The OSL has a termination clause intended to dissuade users from filing patent infringement lawsuits:
10) Termination for Patent Action. This License shall terminate automatically and You may no longer exercise any of the rights granted to You by this License as of the date You commence an action, including a cross-claim or counterclaim, against Licensor or any licensee alleging that the Original Work infringes a patent. This termination provision shall not apply for an action alleging patent infringement by combinations of the Original Work with other software or hardware.[6]
Another goal of the OSL is to warrant provenance.[7]
7) Warranty of Provenance and Disclaimer of Warranty. Licensor warrants that the copyright in and to the Original Work and the patent rights granted herein by Licensor are owned by the Licensor or are sublicensed to You under the terms of this License with the permission of the contributor(s) of those copyrights and patent rights.[6]
OSL explicitly states that its provisions cover derivative works even when they are distributed only through online applications:
5) External Deployment. The term "External Deployment" means the use, distribution, or communication of the Original Work or Derivative Works in any way such that the Original Work or Derivative Works may be used by anyone other than You, whether those works are distributed or communicated to those persons or made available as an application intended for use over a network. As an express condition for the grants of license hereunder, You must treat any External Deployment by You of the Original Work or a Derivative Work as a distribution under section 1(c).[6]

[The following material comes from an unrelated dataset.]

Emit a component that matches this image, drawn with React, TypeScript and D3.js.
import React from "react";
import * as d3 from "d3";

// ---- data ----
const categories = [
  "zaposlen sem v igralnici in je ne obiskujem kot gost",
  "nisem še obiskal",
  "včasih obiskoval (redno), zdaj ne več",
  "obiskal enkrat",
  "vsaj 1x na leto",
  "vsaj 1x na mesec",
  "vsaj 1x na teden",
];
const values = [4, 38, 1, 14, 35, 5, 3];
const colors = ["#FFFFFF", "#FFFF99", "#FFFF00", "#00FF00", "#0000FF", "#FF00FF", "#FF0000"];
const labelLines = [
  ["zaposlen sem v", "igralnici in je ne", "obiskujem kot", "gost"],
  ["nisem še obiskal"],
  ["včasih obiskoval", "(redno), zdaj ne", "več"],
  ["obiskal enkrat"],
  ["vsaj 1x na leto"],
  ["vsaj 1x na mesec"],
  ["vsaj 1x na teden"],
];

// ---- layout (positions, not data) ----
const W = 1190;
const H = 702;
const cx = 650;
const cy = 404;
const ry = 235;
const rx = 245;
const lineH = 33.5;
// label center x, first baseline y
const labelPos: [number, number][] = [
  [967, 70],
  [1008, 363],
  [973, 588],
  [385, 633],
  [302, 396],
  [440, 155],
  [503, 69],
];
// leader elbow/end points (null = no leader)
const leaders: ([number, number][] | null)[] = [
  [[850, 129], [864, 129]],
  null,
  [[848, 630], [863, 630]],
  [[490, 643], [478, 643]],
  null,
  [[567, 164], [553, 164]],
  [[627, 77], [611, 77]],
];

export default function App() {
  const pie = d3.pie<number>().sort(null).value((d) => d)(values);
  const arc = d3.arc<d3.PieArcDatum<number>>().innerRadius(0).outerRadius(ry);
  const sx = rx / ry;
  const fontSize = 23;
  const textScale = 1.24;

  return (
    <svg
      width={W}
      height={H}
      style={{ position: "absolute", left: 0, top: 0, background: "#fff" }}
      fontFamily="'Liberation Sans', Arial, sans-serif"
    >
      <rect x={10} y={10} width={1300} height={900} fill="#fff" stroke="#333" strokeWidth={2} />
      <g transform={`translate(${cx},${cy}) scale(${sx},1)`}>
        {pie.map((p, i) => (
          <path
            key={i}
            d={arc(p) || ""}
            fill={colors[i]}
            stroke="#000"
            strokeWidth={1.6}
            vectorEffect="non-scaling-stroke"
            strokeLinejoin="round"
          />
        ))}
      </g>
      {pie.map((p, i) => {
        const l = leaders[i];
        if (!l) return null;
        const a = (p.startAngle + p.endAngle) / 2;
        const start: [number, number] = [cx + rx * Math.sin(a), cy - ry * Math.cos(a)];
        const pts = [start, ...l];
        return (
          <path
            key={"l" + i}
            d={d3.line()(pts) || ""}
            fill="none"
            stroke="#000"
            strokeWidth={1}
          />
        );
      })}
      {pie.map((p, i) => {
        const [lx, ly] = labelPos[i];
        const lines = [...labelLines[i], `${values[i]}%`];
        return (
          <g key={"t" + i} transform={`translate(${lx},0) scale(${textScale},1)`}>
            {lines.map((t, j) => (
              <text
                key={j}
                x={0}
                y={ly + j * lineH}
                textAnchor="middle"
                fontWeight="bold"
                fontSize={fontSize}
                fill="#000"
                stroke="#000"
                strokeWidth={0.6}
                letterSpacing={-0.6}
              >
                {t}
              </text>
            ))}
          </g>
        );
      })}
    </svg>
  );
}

OSL in section 1(a) authorizes licensees to reproduce covered software "as part of a collective work," as distinct from the Original Work or a Derivative Work. In section 1(c), only Derivate Works or copies of the Original Work are made subject to the license, not collective works. Derivative Work is defined in section 1(b) as being created when the licensee exercise their ability "to translate, adapt, alter, transform, modify, or arrange the Original Work."[6]
Rosen has written:[8]
The verbs used in § 1(b) ["translate, adapt, alter, transform, modify, or arrange"] reflect the kinds of activities that we generally do to create derivative literary or other expressive works, and those things—not functional linking—create Derivative Works as defined in this license. As a result, linking an unchanged Original Work with another independently-written work does not, absent more, create a Derivative Work subject to § 1(b); such an act is merely the incorporation of a copy of that Original Work into a collective work, authorized by § 1(a).

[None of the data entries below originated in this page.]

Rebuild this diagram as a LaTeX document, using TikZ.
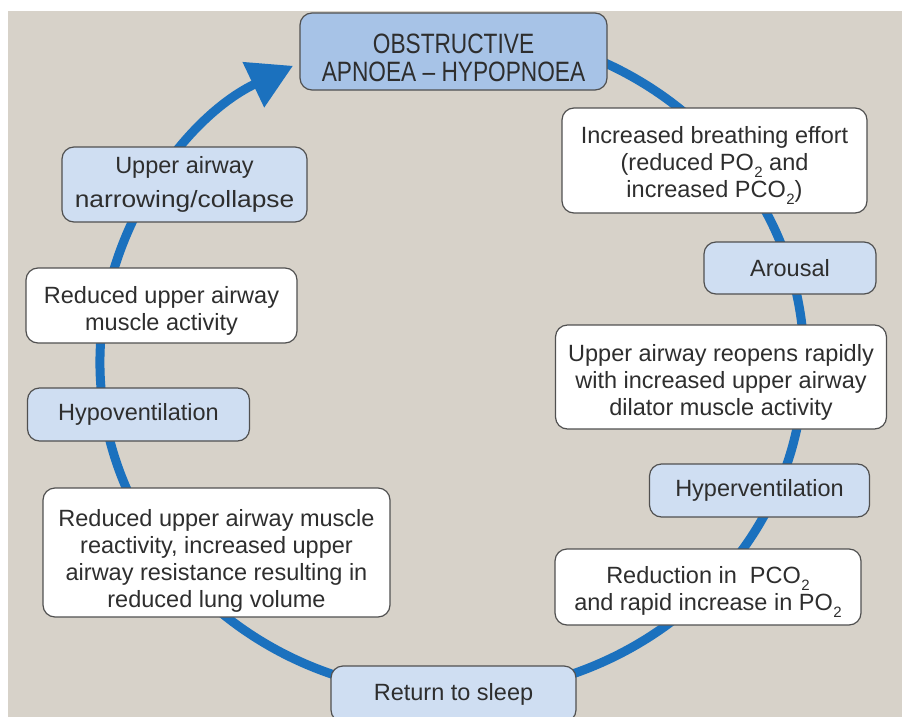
\documentclass[tikz,border=0pt]{standalone}
\usepackage{fontspec}
\setmainfont{Liberation Sans}
\newfontfamily\condfont[FakeStretch=0.81]{Liberation Sans}
\usetikzlibrary{arrows.meta}
\definecolor{bgbeige}{HTML}{D7D2C9}
\definecolor{cycblue}{HTML}{1B71BE}
\definecolor{boxblue}{HTML}{CFDEF2}
\definecolor{topblue}{HTML}{A7C3E7}
\definecolor{edgegray}{HTML}{505050}
\definecolor{txtgray}{HTML}{2E2E2E}
\newcommand\subtwo{\kern0.5pt\raisebox{-0.55ex}{\fontsize{15}{15}\selectfont 2}}
\newcommand\dropa{\rule{0pt}{27pt}}
\newcommand\dropb{\rule{0pt}{33pt}}
\begin{document}
\begin{tikzpicture}[x=1pt,y=-1pt,
  box/.style={draw=edgegray, line width=1.2pt, rounded corners=12pt, inner sep=0pt,
    align=center, text=txtgray, font=\fontsize{23.5}{27}\selectfont},
  whitebox/.style={box, fill=white},
  bluebox/.style={box, fill=boxblue},
  topbox/.style={box, fill=topblue, font=\condfont\fontsize{28}{28.5}\selectfont},
  cycle/.style={cycblue, line width=9pt, -{Triangle[length=44pt,width=48pt]}}]
\useasboundingbox (0,0) rectangle (902,717);
\clip (0,0) rectangle (902,717);
\fill[white] (0,0) rectangle (902,717);
\fill[bgbeige] (8,11) rectangle (902,717);
% cycle line
\coordinate (c) at (452,362);
\draw[cycle] (c) ++(-80:352 and 332) arc[start angle=-80, end angle=243.15, x radius=352, y radius=332];
% nodes
\node[topbox, minimum width=307pt, minimum height=77pt] (top) at (453.5,51.5) {\rule{0pt}{32pt}OBSTRUCTIVE\\APNOEA – HYPOPNOEA};
\node[whitebox, minimum width=305pt, minimum height=105pt] (effort) at (714.5,160.5) {\dropa Increased breathing effort\\(reduced PO\subtwo\ and\\increased PCO\subtwo)};
\node[bluebox, minimum width=172pt, minimum height=52pt] (arousal) at (790,268) {Arousal};
\node[whitebox, minimum width=331pt, minimum height=104pt] (reopen) at (721,377) {\dropa Upper airway reopens rapidly\\with increased upper airway\\dilator muscle activity};
\node[bluebox, minimum width=220pt, minimum height=53pt] (hyper) at (759.5,490.5) {Hyperventilation};
\node[whitebox, minimum width=306pt, minimum height=76pt] (reduction) at (708,587) {\dropa Reduction in\ \ PCO\subtwo\\and rapid increase in PO\subtwo};
\node[bluebox, minimum width=245pt, minimum height=56pt] (sleep) at (453.5,694) {Return to sleep};
\node[whitebox, minimum width=347pt, minimum height=129pt] (reactivity) at (216.5,552.5) {\dropb Reduced upper airway muscle\\reactivity, increased upper\\airway resistance resulting in\\reduced lung volume};
\node[bluebox, minimum width=222pt, minimum height=53pt] (hypo) at (138.5,414.5) {Hypoventilation};
\node[whitebox, minimum width=271pt, minimum height=75pt] (activity) at (161.5,305.5) {\dropa Reduced upper airway\\muscle activity};
\node[bluebox, minimum width=245pt, minimum height=75pt] (narrow) at (184.5,184.5) {Upper airway\\[7pt]\scalebox{1.12}[1]{narrowing/collapse}};
\end{tikzpicture}
\end{document}
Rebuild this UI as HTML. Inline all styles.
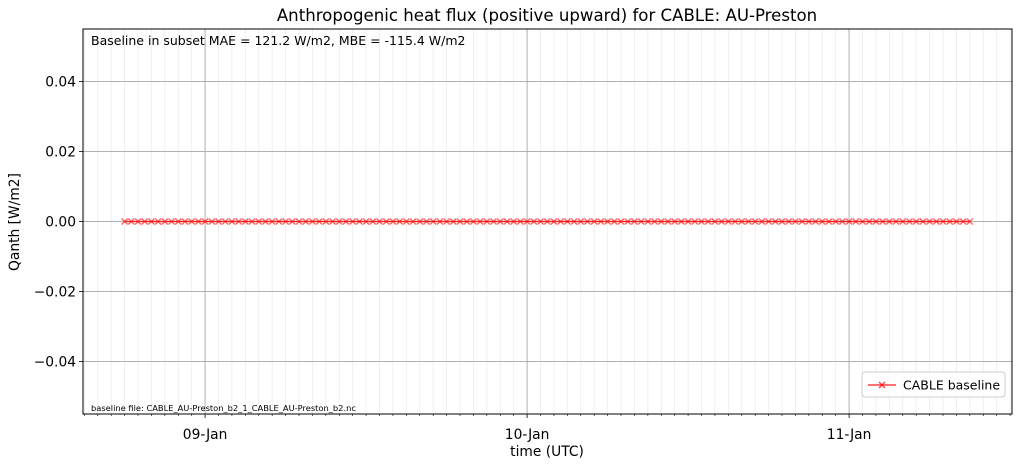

The OSL is intended to be similar to the LGPL.[9] Note that the definition of Derivative Works in the OSL does not cover linking to OSL software/libraries so software that merely links to OSL software is not subject to the OSL license.
The OSL is not compatible with the GPL.[10] It has been claimed that the OSL is intended to be legally stronger than the GPL (with the main difference "making the software available for use over the Internet requires making the source code available"[11] that is the same goal as the even newer GNU Affero General Public License (AGPL), that is compatible with GPLv3),[11] however, unlike the GPL, the OSL has never been tested in court and is not widely used.
The restriction contained in Section 9 of the OSL reads:
If You distribute or communicate copies of the Original Work or a Derivative Work, You must make a reasonable effort under the circumstances to obtain the express assent of recipients to the terms of this License.[6]
In its analysis of the OSL the Free Software Foundation claims that "this requirement means that distributing OSL software on ordinary FTP sites, sending patches to ordinary mailing lists, or storing the software in an ordinary version control system, can arguably be a violation of the license and would subject violators to possible termination of the license. Thus, the OSL makes it challenging to develop software using the ordinary tools of Free Software development."[1]
Rosen contradicts this, stating in an explanation of his license that "most open source projects and commercial distributors already use appropriate procedures to obtain the manifest assent of their licensees, so this OSL 3.0 requirement is not intended to require something different than what now happens in ordinary software distribution practice."[12]
If the FSF claim is true then the main difference between the GPL and OSL concerns possible restrictions on redistribution. Both licenses impose a kind of reciprocity condition requiring authors of extensions to the software to license those extensions with the respective license of the original work.
The patent action termination clause, described above, is a further significant difference between the OSL and GPL.
It is optional, though common for the copyright holder to add “or any later version” to the distribution terms in order to allow distribution under future versions of the license. This term is not directly mentioned in the OSL. However, it would seem to violate section 16, which requires a verbatim copy of the license.